* _Short exercise_:
Copy out each line of the material below that holds the string "script".

[Source code of charts]
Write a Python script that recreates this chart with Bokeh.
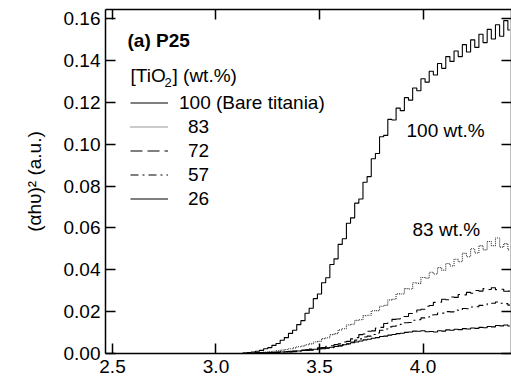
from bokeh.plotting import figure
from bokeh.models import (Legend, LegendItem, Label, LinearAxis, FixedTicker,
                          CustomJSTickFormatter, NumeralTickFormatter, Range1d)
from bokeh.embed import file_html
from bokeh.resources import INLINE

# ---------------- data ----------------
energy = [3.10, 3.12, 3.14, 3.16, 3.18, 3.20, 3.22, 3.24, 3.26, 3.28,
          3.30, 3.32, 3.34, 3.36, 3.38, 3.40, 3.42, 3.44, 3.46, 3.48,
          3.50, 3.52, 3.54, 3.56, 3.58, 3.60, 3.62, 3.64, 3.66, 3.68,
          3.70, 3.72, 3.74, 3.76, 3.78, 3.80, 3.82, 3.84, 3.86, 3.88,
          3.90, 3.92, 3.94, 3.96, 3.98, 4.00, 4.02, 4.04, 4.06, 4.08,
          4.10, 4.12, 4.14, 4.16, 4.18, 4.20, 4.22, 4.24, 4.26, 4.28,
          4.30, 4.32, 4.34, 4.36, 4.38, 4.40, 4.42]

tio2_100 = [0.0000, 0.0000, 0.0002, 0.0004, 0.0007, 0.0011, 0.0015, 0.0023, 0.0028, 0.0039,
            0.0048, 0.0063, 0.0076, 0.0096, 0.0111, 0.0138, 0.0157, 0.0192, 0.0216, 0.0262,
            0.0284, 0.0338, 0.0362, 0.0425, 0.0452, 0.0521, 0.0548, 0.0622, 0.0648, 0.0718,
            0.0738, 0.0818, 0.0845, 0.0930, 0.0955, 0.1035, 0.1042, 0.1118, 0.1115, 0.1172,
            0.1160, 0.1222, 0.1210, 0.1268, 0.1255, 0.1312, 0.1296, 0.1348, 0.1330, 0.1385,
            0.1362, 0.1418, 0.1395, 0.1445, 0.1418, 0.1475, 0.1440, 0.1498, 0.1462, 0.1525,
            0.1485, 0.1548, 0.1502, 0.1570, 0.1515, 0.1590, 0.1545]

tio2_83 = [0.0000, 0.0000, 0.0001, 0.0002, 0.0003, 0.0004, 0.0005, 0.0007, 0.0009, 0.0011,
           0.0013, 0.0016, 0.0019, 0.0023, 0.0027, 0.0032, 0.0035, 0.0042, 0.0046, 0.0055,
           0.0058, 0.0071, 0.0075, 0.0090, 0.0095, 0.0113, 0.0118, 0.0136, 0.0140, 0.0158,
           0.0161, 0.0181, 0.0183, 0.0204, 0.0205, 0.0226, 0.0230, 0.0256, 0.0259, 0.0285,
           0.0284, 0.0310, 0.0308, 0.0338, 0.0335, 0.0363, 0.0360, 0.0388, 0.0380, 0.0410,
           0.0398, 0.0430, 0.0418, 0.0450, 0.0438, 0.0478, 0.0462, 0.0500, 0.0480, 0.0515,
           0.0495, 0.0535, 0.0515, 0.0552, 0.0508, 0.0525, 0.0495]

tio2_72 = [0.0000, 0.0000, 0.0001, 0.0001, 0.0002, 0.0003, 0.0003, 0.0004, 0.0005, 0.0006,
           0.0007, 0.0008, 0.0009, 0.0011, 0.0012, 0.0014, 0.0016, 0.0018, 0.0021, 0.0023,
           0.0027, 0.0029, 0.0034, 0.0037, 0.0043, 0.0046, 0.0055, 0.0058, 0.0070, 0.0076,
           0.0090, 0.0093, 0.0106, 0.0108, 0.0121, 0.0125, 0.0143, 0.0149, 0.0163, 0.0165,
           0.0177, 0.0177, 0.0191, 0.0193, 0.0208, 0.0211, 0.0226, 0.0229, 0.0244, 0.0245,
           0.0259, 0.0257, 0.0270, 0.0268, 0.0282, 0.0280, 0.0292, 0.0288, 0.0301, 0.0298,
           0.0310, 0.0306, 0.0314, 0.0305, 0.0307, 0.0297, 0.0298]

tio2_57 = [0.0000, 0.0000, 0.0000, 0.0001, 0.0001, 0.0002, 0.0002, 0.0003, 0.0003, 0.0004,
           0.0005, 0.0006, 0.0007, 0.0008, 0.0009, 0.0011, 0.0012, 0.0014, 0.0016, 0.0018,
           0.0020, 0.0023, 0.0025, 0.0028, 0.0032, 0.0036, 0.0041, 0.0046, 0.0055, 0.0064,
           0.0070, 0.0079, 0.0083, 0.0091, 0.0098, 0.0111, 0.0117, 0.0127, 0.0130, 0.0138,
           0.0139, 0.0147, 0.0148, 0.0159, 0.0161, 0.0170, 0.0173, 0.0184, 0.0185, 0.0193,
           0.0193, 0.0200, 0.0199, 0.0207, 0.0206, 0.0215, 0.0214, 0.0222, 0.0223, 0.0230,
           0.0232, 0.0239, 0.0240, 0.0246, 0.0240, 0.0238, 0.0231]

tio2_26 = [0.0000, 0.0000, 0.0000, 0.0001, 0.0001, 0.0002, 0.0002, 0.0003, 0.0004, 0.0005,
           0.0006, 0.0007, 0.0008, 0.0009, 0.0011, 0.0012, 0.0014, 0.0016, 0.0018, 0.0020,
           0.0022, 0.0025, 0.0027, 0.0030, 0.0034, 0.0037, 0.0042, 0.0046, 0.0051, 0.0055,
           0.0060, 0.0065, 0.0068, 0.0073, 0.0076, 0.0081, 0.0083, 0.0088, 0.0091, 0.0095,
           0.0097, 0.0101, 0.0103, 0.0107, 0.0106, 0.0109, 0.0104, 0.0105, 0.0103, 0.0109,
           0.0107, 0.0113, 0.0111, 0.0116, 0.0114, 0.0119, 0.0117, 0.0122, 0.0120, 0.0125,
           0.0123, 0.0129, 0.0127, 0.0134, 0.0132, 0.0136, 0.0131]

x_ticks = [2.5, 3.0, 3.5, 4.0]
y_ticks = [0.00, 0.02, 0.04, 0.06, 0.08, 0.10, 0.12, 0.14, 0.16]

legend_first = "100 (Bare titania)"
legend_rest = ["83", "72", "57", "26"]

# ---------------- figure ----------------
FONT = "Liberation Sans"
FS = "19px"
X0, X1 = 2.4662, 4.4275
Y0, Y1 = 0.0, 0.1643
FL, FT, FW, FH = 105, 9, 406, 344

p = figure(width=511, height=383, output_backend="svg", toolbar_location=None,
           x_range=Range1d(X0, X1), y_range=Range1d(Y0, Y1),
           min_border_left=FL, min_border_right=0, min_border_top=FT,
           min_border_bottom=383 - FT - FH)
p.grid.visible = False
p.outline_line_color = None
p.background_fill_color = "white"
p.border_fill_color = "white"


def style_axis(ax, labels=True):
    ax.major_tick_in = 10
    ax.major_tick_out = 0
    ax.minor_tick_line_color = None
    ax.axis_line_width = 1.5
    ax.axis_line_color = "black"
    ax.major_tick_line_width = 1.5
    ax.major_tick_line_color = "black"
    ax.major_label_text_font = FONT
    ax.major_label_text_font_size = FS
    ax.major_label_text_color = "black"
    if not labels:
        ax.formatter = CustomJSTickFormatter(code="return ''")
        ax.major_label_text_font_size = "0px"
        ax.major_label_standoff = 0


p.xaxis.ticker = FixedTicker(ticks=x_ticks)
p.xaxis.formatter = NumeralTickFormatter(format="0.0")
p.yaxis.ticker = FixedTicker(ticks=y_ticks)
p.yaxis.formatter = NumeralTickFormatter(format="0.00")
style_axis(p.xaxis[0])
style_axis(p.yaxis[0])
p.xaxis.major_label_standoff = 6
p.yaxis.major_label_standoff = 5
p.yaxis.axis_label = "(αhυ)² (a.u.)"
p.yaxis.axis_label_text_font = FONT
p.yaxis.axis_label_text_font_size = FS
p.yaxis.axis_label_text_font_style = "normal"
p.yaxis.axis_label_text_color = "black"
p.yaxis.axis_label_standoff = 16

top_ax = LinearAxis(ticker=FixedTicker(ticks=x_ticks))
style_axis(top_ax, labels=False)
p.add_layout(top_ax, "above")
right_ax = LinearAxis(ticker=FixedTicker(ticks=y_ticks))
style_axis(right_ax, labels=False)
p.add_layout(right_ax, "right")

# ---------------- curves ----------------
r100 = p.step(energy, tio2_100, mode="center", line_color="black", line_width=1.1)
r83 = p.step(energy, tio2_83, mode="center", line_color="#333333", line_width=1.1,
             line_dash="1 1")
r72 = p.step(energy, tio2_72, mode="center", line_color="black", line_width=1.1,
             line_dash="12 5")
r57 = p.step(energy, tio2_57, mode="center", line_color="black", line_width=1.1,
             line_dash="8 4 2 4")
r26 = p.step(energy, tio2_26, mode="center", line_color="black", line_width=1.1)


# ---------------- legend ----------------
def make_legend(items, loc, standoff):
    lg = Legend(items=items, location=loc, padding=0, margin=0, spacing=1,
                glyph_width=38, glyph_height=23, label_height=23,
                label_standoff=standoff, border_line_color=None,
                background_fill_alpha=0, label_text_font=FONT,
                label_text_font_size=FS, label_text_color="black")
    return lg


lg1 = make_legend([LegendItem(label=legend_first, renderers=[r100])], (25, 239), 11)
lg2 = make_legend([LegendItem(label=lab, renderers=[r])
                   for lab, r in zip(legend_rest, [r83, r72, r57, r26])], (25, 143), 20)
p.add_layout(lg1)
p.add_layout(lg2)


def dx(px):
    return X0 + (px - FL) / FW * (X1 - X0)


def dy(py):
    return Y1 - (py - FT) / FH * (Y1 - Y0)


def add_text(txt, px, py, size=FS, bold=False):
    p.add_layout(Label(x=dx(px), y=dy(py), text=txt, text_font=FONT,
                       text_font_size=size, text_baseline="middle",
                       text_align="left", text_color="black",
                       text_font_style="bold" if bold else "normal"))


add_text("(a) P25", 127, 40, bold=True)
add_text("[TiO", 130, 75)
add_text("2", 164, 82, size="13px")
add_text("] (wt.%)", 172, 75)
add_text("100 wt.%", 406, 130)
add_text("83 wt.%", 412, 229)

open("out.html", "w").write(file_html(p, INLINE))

...

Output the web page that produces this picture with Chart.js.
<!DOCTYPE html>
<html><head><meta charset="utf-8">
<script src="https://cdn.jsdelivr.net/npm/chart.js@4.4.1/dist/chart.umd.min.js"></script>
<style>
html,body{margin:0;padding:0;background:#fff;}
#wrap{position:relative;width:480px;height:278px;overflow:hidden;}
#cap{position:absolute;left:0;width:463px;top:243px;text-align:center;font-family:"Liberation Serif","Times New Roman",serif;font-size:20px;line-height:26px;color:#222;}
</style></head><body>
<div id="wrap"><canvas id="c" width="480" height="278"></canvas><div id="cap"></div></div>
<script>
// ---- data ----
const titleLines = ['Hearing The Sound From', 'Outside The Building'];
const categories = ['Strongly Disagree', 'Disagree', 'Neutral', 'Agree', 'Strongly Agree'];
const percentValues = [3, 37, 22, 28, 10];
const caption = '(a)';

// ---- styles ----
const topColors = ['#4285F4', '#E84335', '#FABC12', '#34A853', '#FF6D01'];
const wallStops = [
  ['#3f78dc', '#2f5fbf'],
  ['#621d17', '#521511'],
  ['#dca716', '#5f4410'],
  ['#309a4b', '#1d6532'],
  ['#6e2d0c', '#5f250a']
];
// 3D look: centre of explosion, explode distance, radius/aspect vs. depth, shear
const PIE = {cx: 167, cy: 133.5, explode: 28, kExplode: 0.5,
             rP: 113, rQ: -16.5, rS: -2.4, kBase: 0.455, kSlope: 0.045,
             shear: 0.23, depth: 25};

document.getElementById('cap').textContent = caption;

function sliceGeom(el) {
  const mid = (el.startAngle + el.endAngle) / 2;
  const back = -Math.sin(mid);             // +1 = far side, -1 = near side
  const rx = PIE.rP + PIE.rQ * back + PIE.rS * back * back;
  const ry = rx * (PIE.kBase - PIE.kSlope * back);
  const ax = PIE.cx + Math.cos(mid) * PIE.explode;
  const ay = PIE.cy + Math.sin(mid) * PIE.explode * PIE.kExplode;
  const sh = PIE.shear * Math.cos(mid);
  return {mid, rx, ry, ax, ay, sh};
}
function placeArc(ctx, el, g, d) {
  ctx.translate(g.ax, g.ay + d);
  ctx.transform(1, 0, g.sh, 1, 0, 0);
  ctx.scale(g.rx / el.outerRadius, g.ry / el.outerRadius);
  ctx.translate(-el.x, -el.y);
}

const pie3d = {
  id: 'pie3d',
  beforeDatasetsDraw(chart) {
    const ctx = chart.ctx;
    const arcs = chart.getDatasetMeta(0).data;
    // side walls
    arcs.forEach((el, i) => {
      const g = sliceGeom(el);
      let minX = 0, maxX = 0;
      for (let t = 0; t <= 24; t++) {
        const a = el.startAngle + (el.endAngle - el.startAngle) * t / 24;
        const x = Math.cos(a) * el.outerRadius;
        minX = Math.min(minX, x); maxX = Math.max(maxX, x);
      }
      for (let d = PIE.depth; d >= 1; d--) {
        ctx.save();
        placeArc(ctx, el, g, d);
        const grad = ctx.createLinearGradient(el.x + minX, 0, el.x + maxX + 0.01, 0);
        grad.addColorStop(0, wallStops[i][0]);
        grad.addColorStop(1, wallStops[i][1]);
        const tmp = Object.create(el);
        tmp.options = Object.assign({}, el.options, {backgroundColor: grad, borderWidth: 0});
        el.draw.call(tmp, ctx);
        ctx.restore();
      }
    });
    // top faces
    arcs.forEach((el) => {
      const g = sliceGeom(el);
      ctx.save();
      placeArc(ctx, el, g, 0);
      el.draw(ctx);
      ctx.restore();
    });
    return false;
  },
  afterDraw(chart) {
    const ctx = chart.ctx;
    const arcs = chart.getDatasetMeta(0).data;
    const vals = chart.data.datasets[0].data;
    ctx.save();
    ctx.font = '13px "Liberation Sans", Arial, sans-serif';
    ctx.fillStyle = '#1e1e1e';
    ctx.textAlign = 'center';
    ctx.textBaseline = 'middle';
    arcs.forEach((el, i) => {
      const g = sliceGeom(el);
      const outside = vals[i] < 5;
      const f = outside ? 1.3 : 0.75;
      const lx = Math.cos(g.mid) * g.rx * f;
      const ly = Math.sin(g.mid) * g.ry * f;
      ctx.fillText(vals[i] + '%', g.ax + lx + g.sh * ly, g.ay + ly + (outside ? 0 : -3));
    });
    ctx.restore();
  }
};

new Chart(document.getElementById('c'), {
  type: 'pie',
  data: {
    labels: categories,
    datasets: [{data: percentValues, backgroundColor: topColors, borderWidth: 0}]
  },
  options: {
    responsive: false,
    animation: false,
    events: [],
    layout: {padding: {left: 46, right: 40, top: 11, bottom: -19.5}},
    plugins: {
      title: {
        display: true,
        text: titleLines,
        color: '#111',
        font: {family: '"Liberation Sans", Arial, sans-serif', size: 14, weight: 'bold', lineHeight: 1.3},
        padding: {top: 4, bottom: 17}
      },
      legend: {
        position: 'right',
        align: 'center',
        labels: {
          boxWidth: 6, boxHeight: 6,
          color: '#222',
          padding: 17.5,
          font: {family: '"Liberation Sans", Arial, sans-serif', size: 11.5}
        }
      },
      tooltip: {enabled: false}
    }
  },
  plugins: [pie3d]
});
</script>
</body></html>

* _Exercise solution_:
Write a Python script that recreates this chart with Bokeh.
<script src="https://cdn.jsdelivr.net/npm/chart.js@4.4.1/dist/chart.umd.min.js"></script>
<script>
</script>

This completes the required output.